Based on recent developments, one issue in particular will be of renewed interest in Section 337 practice in 2011: whether the issuance of an exclusion order (general or limited) barring an infringing article from entering the United States is in the public interest. The “public interest” prong is not a new legal test per se. The statute provides that if the Commission finds a violation of Section 337, it shall exclude the articles concerned from the United States -

unless, after considering the effect of such exclusion upon the public health and welfare, competition conditions in the United States economy, the production of like or directly competitive articles in the United States, it finds that such articles should not be excluded from entry.

19 USC §1337(d)(1).

However, the Commission’s renewed interest in this prong is a new and significant development that will likely lead to a change in practice in 2011. On October 1, 2010 the ITC published a notice of proposed rulemaking amending its rules of practice to allow the gathering of more information on public interest issues arising from complaints alleging a violation of Section 337. See 19 CFR Part 201: Rules of Adjudication and Enforcement, 75 Fed. Reg. 60671 (Int’l Trade Comm. Oct. 1, 2010) (notice of proposed rulemaking). The ITC’s notice of proposed rulemaking, if implemented, would require complainants to include additional allegations regarding the effect of an exclusion order on the public interest; similarly, respondents would be have to address these allegations, as well, in their initial answer to the complaint.

The proposed amendments are designed to help the ITC in identifying investigations that require further development of public interest issues in the record, and to develop information regarding the public interest at each stage of the investigation. 75 Fed. Reg. at 60671. The ITC proposes to do so by requiring that complainants and respondents address the following new four factors in their initial pleadings:

  1. .Explain how the articles potentially subject to the orders are used in the United States;
  2. Identify any public health, safety, or welfare concerns in the United States relating to the potential orders;
  3. Indicate the extent to which like or directly competitive articles are produced in the United States or are otherwise available in the United States, with respect to the articles potentially subject to the orders; and
  4. Indicate whether complainant, complainant’s licensees, and/or third party suppliers have the capacity to replace the volume of articles potentially subject to an exclusion order and a cease and desist order within a commercially reasonable time.

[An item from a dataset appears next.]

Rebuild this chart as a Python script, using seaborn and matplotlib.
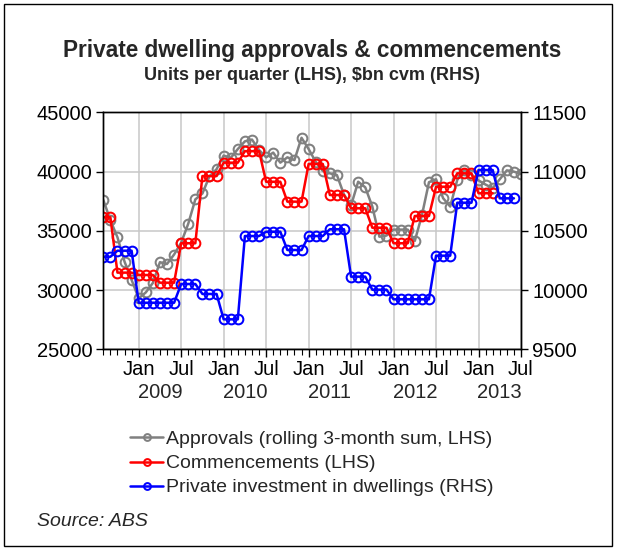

Additionally, the administrative law judges (ALJ) presiding over Section 337 investigations will be able to order discovery and take evidence on matters of public interest. Section 210.50(b)(1) of the ITC’s rules provides that the ALJ shall take evidence with respect to the issues of remedy and bonding, but not with respect to the public interest unless the Commission orders otherwise. There have been only a handful of cases (Adjustable-Height Beds and Components Thereof, Reduced Ignition Proclivity Cigarette Paper Wrappers and Products, Components for Installation of Marine Autopilots with GPS or IMU, Variable Speed Wind Turbines and Components Thereof) where the Commission directed the ALJ to take evidence on the issue of public interest and issue findings of fact. In the notice of proposed rulemaking, the ITC proposes to amend Section 210.50(b)(1) to also provide that if the Commission orders the ALJ to take evidence on the public interest, the ALJ should also address the public interest in its initial determination. Further, under the proposed rules, the extent of the taking of discovery by the parties on public interest matters shall be at the discretion of the presiding ALJ.

While the ITC decides whether to proceed with this rulemaking and institutionalize the new public interest factors, the ITC’s practice has been to request comments concerning the public interest before instituting an investigation. We expect this practice to continue in 2011 until the proposed changes to the Commission’s rules of practice come into effect.

At a meeting of Section 337 practitioners on January 19, 2011 in Washington, DC, members of the US International Trade Commission, and attorneys with the ITC’s Office of Unfair Import Investigations, the Commissioners confirmed the growing trend of Section 337 investigations: in fiscal year 2010 there were 51 new investigations and 103 active investigations on the ITC’s docket. The Commissioners also encouraged 337 practitioners to consider mediation under the ITC’s new mediation program. Modeled after the mediation rules of the US Court of Appeals for the Federal Circuit, the ITC’s mediation program, introduced in late 2008, took off just last year. From 2010 to date, there were a total of seven mediations in Section 337 cases conducted pursuant to the ITC new mediation rules. While none of these resulted in all claims being resolved, the Commissioners indicated that the mediation was believed to be an effective process for narrowing the claims that continued to trial.